Plotting code records:
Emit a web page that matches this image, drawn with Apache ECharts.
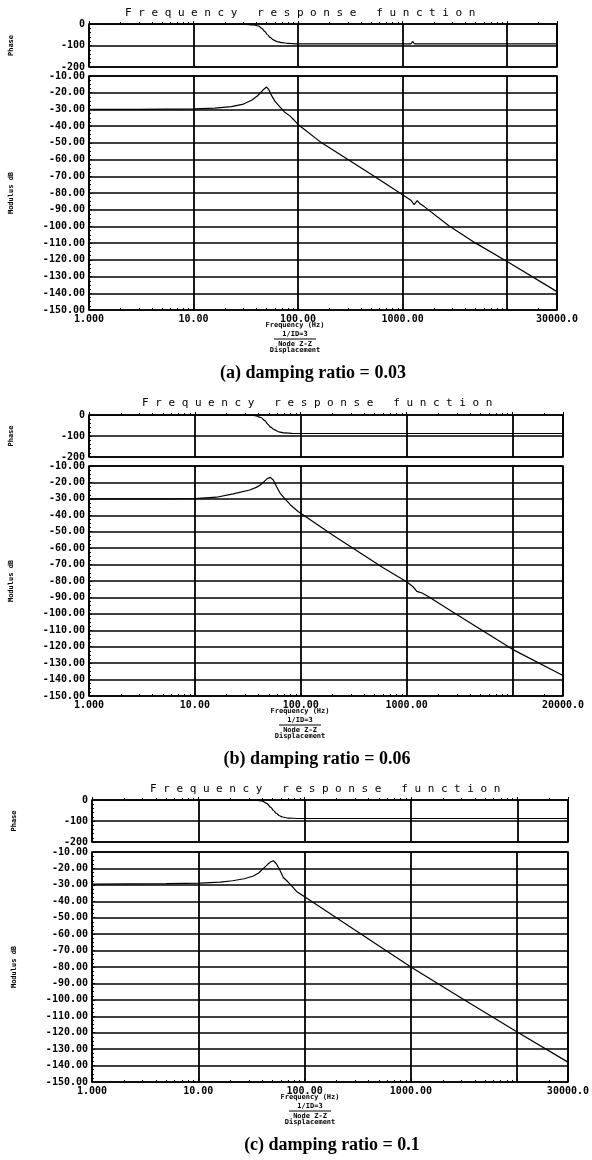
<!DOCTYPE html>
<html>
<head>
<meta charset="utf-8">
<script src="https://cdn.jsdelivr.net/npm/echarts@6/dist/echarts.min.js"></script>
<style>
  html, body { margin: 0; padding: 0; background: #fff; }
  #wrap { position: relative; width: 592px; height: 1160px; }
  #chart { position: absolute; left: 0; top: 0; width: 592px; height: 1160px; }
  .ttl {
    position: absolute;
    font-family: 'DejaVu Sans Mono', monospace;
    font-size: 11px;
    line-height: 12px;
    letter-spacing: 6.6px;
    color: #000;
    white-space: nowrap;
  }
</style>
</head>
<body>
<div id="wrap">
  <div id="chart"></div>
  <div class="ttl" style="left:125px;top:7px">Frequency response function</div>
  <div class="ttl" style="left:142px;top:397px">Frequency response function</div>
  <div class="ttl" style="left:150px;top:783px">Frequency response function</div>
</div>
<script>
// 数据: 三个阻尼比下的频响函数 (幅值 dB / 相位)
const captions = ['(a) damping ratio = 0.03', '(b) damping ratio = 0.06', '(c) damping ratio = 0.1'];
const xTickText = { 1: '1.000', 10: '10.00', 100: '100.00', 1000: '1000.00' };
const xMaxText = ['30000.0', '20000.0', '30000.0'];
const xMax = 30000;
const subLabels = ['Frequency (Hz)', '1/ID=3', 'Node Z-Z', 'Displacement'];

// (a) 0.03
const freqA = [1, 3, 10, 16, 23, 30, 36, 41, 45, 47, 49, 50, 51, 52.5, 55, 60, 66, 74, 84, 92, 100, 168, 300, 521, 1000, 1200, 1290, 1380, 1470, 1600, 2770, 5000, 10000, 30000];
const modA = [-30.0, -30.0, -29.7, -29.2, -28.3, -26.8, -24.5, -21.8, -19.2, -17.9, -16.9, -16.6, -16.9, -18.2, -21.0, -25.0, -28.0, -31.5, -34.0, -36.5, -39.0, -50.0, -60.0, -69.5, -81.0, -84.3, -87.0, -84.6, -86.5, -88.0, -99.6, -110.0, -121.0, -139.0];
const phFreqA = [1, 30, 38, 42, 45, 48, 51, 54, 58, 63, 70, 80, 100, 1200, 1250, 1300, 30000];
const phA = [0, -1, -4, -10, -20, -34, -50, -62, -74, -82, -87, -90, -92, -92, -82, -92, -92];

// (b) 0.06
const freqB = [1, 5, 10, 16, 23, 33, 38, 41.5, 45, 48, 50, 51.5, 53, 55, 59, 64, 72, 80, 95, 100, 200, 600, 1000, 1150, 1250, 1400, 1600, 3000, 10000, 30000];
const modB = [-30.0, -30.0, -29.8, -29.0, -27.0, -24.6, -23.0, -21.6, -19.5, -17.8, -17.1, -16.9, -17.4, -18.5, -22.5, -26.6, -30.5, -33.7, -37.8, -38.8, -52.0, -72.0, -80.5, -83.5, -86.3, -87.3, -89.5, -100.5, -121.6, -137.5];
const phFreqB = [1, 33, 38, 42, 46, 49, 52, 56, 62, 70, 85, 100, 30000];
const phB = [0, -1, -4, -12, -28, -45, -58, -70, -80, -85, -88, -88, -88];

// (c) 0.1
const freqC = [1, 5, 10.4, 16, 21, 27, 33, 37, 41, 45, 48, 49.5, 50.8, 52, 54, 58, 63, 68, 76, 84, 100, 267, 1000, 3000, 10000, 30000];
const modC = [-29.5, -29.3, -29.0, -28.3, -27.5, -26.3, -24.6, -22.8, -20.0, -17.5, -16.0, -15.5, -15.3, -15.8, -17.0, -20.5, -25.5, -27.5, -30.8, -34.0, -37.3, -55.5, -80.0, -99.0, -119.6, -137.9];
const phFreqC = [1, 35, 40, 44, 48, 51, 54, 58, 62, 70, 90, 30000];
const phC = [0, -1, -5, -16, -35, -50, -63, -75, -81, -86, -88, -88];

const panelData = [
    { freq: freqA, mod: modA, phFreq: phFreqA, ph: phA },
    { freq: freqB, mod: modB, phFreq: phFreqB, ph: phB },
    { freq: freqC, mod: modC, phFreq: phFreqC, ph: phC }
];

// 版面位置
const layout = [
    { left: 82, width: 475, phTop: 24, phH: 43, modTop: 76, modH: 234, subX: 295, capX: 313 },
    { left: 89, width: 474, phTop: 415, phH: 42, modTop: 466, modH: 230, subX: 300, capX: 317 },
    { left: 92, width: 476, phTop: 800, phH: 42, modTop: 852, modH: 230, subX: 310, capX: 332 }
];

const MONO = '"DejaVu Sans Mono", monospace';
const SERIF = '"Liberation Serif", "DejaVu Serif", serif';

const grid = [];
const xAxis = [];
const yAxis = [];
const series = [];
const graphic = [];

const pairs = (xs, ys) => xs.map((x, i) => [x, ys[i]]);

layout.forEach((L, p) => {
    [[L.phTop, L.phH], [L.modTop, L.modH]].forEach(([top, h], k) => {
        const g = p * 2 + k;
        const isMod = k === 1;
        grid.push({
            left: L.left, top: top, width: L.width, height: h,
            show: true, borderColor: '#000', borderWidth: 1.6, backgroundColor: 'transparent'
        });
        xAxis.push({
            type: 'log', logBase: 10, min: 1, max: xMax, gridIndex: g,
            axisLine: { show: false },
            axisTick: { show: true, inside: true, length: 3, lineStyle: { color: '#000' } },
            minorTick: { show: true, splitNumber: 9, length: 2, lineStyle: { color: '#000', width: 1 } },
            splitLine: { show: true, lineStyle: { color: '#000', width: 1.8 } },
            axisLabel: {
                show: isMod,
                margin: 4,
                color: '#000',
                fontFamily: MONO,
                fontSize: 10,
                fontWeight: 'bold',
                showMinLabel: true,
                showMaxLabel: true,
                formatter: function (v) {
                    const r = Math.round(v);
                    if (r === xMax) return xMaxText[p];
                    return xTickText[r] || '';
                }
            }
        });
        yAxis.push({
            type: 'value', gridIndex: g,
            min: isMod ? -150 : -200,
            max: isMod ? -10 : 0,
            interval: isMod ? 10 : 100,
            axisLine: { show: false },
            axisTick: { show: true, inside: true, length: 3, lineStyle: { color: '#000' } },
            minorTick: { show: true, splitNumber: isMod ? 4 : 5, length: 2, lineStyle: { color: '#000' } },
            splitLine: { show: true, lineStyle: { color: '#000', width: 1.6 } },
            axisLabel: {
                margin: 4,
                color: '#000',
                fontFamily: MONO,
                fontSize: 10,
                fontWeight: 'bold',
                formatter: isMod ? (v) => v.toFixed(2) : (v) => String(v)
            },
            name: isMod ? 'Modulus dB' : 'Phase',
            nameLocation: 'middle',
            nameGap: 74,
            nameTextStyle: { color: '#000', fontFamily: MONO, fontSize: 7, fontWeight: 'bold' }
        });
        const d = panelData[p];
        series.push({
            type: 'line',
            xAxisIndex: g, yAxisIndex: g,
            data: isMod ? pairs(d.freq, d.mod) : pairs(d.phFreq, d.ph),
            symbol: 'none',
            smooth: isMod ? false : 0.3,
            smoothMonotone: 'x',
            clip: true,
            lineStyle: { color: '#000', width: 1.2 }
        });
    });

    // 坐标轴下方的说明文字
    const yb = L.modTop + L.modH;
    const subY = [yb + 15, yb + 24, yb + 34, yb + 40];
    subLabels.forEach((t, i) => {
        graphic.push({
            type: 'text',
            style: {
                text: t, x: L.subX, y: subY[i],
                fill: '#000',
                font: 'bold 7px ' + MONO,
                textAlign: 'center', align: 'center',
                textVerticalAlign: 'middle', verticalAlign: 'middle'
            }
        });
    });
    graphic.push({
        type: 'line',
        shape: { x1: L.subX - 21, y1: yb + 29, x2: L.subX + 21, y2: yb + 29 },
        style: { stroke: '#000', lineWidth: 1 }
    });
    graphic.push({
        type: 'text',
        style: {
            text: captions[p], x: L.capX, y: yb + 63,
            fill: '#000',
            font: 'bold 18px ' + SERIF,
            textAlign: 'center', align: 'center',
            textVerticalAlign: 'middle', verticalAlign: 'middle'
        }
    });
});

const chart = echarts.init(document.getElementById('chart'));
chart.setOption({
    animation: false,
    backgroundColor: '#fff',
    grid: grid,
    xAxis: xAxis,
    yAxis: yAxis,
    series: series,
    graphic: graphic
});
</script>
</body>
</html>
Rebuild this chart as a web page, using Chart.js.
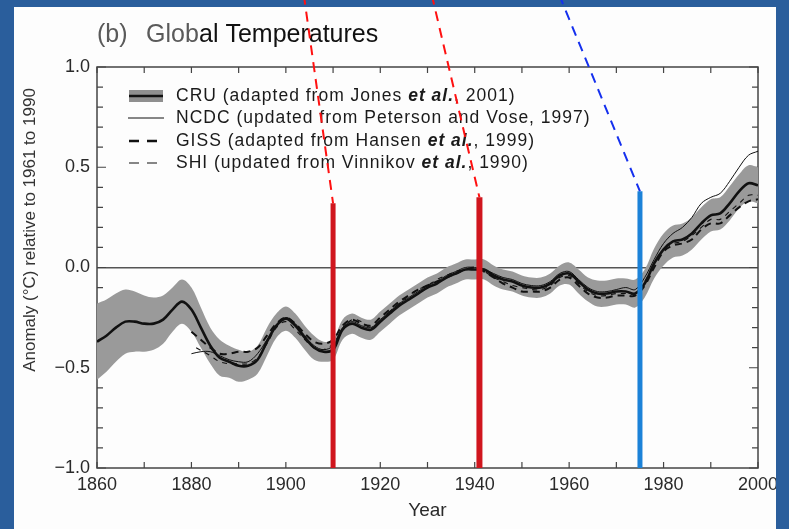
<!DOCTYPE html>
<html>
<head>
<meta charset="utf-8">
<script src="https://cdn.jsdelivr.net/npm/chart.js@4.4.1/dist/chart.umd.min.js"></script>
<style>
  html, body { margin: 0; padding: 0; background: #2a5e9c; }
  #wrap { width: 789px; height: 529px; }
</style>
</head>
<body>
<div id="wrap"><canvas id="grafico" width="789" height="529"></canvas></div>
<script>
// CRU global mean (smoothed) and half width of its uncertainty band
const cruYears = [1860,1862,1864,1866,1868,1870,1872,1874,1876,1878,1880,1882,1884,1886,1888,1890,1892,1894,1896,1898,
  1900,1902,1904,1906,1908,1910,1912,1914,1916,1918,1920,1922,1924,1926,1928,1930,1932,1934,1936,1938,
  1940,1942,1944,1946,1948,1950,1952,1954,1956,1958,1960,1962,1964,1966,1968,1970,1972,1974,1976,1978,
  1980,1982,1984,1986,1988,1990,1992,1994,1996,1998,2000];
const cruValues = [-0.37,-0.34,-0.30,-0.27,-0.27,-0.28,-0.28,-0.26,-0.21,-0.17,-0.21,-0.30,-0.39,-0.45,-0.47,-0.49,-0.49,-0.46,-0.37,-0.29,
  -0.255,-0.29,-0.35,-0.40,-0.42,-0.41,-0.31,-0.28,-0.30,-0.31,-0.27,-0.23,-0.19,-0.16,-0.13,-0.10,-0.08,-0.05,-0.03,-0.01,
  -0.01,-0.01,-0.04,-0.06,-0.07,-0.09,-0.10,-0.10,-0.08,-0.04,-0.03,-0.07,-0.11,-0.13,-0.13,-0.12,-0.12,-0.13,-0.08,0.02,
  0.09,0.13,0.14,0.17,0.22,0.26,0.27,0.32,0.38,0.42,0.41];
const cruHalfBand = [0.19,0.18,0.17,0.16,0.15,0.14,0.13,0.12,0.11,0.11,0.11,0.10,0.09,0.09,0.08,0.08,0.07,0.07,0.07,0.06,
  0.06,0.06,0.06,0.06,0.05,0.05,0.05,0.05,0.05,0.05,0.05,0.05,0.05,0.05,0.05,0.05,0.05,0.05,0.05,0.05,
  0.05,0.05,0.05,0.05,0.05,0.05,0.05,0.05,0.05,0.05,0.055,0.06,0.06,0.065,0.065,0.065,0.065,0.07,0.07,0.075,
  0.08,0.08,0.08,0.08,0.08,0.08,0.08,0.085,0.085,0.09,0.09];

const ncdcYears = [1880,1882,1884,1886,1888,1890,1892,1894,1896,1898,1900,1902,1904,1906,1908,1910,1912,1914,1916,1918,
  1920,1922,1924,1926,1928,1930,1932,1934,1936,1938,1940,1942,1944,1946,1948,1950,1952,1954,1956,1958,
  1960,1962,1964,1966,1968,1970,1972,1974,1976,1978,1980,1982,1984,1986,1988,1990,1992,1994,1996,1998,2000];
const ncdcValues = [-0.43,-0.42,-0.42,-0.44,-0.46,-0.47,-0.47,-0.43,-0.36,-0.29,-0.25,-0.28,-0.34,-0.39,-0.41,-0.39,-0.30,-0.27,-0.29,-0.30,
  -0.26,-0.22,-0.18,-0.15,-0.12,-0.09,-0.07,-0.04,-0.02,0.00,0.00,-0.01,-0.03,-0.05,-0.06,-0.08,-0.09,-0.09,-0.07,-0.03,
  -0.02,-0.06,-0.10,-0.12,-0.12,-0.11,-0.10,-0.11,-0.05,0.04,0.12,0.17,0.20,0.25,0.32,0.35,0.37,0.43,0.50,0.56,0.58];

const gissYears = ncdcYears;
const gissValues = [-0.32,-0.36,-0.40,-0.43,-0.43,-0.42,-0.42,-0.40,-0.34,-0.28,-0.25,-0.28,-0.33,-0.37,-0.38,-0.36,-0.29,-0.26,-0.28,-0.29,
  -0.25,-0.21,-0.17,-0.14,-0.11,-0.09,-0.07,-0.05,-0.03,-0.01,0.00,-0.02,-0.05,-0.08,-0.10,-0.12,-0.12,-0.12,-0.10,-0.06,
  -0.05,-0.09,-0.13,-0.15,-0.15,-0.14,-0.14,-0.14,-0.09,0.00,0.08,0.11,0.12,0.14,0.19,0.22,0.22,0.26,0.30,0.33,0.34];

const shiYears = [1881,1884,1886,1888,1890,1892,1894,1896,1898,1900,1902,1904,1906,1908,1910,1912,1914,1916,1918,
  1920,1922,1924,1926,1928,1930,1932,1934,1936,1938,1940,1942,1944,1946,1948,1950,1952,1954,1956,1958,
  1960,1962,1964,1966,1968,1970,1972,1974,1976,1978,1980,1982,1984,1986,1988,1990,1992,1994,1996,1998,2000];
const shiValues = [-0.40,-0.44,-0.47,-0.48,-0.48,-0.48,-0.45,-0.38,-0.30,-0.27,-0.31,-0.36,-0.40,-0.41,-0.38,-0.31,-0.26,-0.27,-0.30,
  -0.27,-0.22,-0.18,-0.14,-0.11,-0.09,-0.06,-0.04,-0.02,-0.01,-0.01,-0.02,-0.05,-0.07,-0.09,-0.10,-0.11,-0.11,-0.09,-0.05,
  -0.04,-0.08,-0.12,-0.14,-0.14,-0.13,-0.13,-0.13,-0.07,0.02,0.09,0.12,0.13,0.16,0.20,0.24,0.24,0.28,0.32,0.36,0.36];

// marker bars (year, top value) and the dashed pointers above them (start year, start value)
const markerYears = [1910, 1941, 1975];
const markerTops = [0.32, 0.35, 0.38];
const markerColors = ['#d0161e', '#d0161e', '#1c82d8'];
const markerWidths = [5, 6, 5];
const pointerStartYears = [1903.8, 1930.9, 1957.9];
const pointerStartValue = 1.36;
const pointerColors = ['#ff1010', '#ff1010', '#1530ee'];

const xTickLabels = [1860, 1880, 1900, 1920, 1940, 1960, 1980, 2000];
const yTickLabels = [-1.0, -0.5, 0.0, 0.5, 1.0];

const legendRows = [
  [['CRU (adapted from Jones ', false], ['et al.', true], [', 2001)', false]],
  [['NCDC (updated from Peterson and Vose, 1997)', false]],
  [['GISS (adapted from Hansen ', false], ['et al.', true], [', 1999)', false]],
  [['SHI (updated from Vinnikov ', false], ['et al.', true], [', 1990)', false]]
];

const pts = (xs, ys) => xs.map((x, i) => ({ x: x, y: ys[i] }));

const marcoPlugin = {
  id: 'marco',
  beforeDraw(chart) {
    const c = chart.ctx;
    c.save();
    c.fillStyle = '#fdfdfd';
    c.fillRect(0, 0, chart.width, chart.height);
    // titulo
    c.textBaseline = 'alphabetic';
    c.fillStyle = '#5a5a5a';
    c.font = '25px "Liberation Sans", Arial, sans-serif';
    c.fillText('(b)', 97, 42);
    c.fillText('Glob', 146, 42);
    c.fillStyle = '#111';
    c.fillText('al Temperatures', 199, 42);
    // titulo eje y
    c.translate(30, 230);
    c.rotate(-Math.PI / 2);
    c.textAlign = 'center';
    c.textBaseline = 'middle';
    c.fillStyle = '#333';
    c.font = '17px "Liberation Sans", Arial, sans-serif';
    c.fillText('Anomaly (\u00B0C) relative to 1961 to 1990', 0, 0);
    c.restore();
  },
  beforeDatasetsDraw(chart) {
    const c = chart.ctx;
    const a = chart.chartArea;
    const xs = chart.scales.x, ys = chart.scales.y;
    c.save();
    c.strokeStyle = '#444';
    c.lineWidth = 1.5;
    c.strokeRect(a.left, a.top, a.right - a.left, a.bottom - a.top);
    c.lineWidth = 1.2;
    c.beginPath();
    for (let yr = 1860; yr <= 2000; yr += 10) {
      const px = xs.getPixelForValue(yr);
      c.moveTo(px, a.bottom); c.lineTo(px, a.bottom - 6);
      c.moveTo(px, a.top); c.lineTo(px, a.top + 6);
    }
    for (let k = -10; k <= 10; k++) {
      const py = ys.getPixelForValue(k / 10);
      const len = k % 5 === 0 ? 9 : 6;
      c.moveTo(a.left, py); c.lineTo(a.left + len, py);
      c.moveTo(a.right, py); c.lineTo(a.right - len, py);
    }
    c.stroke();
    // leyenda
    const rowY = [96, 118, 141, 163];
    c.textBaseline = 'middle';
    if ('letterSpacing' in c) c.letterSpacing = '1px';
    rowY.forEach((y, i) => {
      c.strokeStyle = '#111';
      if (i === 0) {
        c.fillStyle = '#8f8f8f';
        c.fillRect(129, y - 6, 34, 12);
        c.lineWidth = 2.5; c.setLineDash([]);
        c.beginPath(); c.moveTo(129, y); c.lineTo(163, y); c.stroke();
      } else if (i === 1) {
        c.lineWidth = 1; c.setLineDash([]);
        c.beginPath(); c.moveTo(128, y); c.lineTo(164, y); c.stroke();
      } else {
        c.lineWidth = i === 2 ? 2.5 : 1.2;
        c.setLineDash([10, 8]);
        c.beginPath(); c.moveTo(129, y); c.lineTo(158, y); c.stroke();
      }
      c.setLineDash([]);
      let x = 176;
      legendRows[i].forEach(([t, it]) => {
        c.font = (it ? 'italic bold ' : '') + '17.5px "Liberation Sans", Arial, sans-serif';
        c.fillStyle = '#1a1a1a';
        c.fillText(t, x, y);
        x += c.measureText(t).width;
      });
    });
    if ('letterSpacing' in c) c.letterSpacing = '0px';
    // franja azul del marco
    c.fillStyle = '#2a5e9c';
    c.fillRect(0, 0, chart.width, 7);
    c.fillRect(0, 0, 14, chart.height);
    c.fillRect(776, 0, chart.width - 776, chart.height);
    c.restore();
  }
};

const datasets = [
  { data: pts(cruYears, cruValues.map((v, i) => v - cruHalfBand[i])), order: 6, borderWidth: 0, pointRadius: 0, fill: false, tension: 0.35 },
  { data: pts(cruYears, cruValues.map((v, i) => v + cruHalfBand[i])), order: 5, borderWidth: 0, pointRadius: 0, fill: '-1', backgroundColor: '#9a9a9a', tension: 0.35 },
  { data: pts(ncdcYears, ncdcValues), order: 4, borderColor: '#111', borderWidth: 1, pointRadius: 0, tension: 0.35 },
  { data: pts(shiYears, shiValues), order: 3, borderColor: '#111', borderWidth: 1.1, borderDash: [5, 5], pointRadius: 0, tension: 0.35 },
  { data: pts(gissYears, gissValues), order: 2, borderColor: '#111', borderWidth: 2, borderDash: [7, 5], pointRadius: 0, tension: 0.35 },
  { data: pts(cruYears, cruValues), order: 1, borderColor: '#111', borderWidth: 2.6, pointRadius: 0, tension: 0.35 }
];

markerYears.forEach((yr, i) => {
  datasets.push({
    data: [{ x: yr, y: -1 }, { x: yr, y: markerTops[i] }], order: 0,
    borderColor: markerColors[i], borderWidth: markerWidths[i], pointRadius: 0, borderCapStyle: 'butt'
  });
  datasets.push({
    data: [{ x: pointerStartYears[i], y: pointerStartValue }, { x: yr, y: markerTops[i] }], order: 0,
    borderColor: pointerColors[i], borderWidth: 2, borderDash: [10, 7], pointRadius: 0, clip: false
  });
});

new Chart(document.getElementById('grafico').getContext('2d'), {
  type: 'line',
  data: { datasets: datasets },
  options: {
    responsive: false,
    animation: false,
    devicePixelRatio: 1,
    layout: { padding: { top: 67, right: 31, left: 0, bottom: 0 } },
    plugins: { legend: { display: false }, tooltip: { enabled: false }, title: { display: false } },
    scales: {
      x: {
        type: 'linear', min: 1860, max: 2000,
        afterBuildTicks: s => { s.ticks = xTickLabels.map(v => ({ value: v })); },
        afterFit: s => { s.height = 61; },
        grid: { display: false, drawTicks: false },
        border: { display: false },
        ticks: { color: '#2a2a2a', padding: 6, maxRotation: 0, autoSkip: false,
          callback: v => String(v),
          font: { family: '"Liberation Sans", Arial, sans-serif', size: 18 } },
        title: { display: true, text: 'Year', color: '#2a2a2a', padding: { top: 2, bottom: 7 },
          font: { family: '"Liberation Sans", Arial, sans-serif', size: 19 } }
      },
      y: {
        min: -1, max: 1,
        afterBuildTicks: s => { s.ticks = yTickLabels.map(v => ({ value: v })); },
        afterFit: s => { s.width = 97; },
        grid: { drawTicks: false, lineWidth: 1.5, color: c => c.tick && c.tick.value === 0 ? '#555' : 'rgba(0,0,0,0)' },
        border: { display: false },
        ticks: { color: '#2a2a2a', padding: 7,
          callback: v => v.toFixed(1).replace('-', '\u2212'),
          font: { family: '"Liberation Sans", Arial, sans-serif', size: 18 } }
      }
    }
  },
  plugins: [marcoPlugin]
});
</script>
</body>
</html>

> [Your instructions] Your task is to restate word for word the lines from the top of the data to the line containing "-82, -92, -92];", both ends included, with every picture left out.

> [Right answer]
Emit a web page that matches this image, drawn with Apache ECharts.
<!DOCTYPE html>
<html>
<head>
<meta charset="utf-8">
<script src="https://cdn.jsdelivr.net/npm/echarts@6/dist/echarts.min.js"></script>
<style>
  html, body { margin: 0; padding: 0; background: #fff; }
  #wrap { position: relative; width: 592px; height: 1160px; }
  #chart { position: absolute; left: 0; top: 0; width: 592px; height: 1160px; }
  .ttl {
    position: absolute;
    font-family: 'DejaVu Sans Mono', monospace;
    font-size: 11px;
    line-height: 12px;
    letter-spacing: 6.6px;
    color: #000;
    white-space: nowrap;
  }
</style>
</head>
<body>
<div id="wrap">
  <div id="chart"></div>
  <div class="ttl" style="left:125px;top:7px">Frequency response function</div>
  <div class="ttl" style="left:142px;top:397px">Frequency response function</div>
  <div class="ttl" style="left:150px;top:783px">Frequency response function</div>
</div>
<script>
// 数据: 三个阻尼比下的频响函数 (幅值 dB / 相位)
const captions = ['(a) damping ratio = 0.03', '(b) damping ratio = 0.06', '(c) damping ratio = 0.1'];
const xTickText = { 1: '1.000', 10: '10.00', 100: '100.00', 1000: '1000.00' };
const xMaxText = ['30000.0', '20000.0', '30000.0'];
const xMax = 30000;
const subLabels = ['Frequency (Hz)', '1/ID=3', 'Node Z-Z', 'Displacement'];

// (a) 0.03
const freqA = [1, 3, 10, 16, 23, 30, 36, 41, 45, 47, 49, 50, 51, 52.5, 55, 60, 66, 74, 84, 92, 100, 168, 300, 521, 1000, 1200, 1290, 1380, 1470, 1600, 2770, 5000, 10000, 30000];
const modA = [-30.0, -30.0, -29.7, -29.2, -28.3, -26.8, -24.5, -21.8, -19.2, -17.9, -16.9, -16.6, -16.9, -18.2, -21.0, -25.0, -28.0, -31.5, -34.0, -36.5, -39.0, -50.0, -60.0, -69.5, -81.0, -84.3, -87.0, -84.6, -86.5, -88.0, -99.6, -110.0, -121.0, -139.0];
const phFreqA = [1, 30, 38, 42, 45, 48, 51, 54, 58, 63, 70, 80, 100, 1200, 1250, 1300, 30000];
const phA = [0, -1, -4, -10, -20, -34, -50, -62, -74, -82, -87, -90, -92, -92, -82, -92, -92];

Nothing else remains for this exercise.